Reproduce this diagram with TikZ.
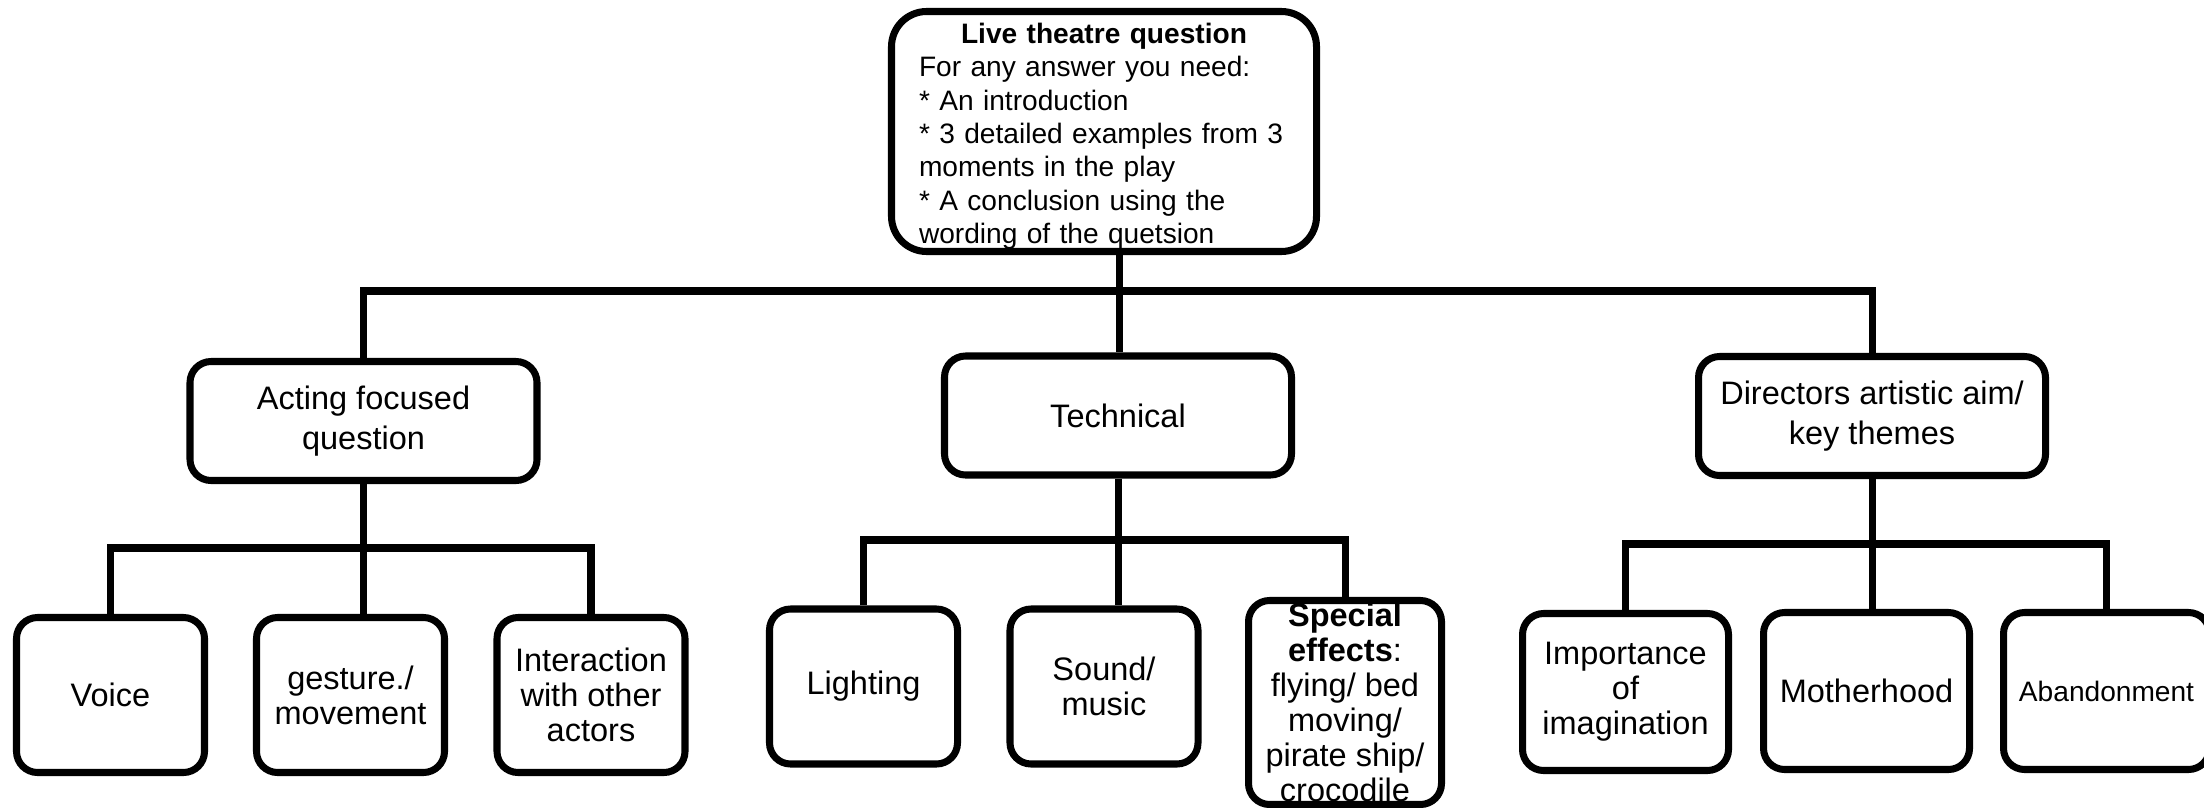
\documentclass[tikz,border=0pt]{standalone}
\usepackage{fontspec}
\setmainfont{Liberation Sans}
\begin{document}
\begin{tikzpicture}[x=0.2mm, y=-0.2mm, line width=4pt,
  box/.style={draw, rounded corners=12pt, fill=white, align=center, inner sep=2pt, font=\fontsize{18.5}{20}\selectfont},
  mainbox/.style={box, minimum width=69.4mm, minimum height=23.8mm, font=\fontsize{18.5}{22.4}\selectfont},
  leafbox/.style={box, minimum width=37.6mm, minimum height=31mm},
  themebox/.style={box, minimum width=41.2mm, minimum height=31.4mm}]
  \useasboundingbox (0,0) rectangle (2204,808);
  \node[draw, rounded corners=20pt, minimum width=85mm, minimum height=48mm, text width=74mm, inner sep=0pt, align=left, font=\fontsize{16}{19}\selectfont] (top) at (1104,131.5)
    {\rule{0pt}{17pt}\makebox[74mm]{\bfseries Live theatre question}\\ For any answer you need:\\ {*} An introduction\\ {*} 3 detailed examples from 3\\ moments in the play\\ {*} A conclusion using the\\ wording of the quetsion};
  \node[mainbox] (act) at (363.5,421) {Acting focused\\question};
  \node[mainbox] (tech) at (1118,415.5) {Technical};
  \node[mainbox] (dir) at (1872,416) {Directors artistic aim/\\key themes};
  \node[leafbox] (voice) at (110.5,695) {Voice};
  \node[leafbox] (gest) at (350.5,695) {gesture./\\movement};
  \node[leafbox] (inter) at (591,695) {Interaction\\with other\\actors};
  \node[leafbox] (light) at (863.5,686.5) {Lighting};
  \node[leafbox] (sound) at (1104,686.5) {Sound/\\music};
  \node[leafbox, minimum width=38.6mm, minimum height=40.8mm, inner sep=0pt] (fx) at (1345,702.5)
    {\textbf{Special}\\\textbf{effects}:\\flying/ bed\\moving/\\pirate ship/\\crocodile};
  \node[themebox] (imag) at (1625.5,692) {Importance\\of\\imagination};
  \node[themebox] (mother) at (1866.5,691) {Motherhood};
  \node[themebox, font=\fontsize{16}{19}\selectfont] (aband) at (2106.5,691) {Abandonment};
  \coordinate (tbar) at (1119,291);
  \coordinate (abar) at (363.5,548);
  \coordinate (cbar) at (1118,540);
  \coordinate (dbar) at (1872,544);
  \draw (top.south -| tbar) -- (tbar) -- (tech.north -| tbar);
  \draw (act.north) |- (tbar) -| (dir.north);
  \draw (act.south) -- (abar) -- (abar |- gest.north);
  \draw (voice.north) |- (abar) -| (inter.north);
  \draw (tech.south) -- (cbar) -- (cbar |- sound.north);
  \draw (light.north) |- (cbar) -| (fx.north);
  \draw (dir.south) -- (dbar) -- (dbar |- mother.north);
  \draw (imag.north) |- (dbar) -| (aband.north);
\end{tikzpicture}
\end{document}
────────
Stated goal:
Give all the lines above again, character for character, without pictures.

Worked answer:
Reproduce this diagram with TikZ.
\documentclass[tikz,border=0pt]{standalone}
\usepackage{fontspec}
\setmainfont{Liberation Sans}
\begin{document}
\begin{tikzpicture}[x=0.2mm, y=-0.2mm, line width=4pt,
  box/.style={draw, rounded corners=12pt, fill=white, align=center, inner sep=2pt, font=\fontsize{18.5}{20}\selectfont},
  mainbox/.style={box, minimum width=69.4mm, minimum height=23.8mm, font=\fontsize{18.5}{22.4}\selectfont},
  leafbox/.style={box, minimum width=37.6mm, minimum height=31mm},
  themebox/.style={box, minimum width=41.2mm, minimum height=31.4mm}]
  \useasboundingbox (0,0) rectangle (2204,808);
  \node[draw, rounded corners=20pt, minimum width=85mm, minimum height=48mm, text width=74mm, inner sep=0pt, align=left, font=\fontsize{16}{19}\selectfont] (top) at (1104,131.5)
    {\rule{0pt}{17pt}\makebox[74mm]{\bfseries Live theatre question}\\ For any answer you need:\\ {*} An introduction\\ {*} 3 detailed examples from 3\\ moments in the play\\ {*} A conclusion using the\\ wording of the quetsion};
  \node[mainbox] (act) at (363.5,421) {Acting focused\\question};
  \node[mainbox] (tech) at (1118,415.5) {Technical};
  \node[mainbox] (dir) at (1872,416) {Directors artistic aim/\\key themes};
  \node[leafbox] (voice) at (110.5,695) {Voice};
  \node[leafbox] (gest) at (350.5,695) {gesture./\\movement};
  \node[leafbox] (inter) at (591,695) {Interaction\\with other\\actors};
  \node[leafbox] (light) at (863.5,686.5) {Lighting};
  \node[leafbox] (sound) at (1104,686.5) {Sound/\\music};
  \node[leafbox, minimum width=38.6mm, minimum height=40.8mm, inner sep=0pt] (fx) at (1345,702.5)
    {\textbf{Special}\\\textbf{effects}:\\flying/ bed\\moving/\\pirate ship/\\crocodile};
  \node[themebox] (imag) at (1625.5,692) {Importance\\of\\imagination};
  \node[themebox] (mother) at (1866.5,691) {Motherhood};
  \node[themebox, font=\fontsize{16}{19}\selectfont] (aband) at (2106.5,691) {Abandonment};
  \coordinate (tbar) at (1119,291);
  \coordinate (abar) at (363.5,548);
  \coordinate (cbar) at (1118,540);
  \coordinate (dbar) at (1872,544);
  \draw (top.south -| tbar) -- (tbar) -- (tech.north -| tbar);
  \draw (act.north) |- (tbar) -| (dir.north);
  \draw (act.south) -- (abar) -- (abar |- gest.north);
  \draw (voice.north) |- (abar) -| (inter.north);
  \draw (tech.south) -- (cbar) -- (cbar |- sound.north);
  \draw (light.north) |- (cbar) -| (fx.north);
  \draw (dir.south) -- (dbar) -- (dbar |- mother.north);
  \draw (imag.north) |- (dbar) -| (aband.north);
\end{tikzpicture}
\end{document}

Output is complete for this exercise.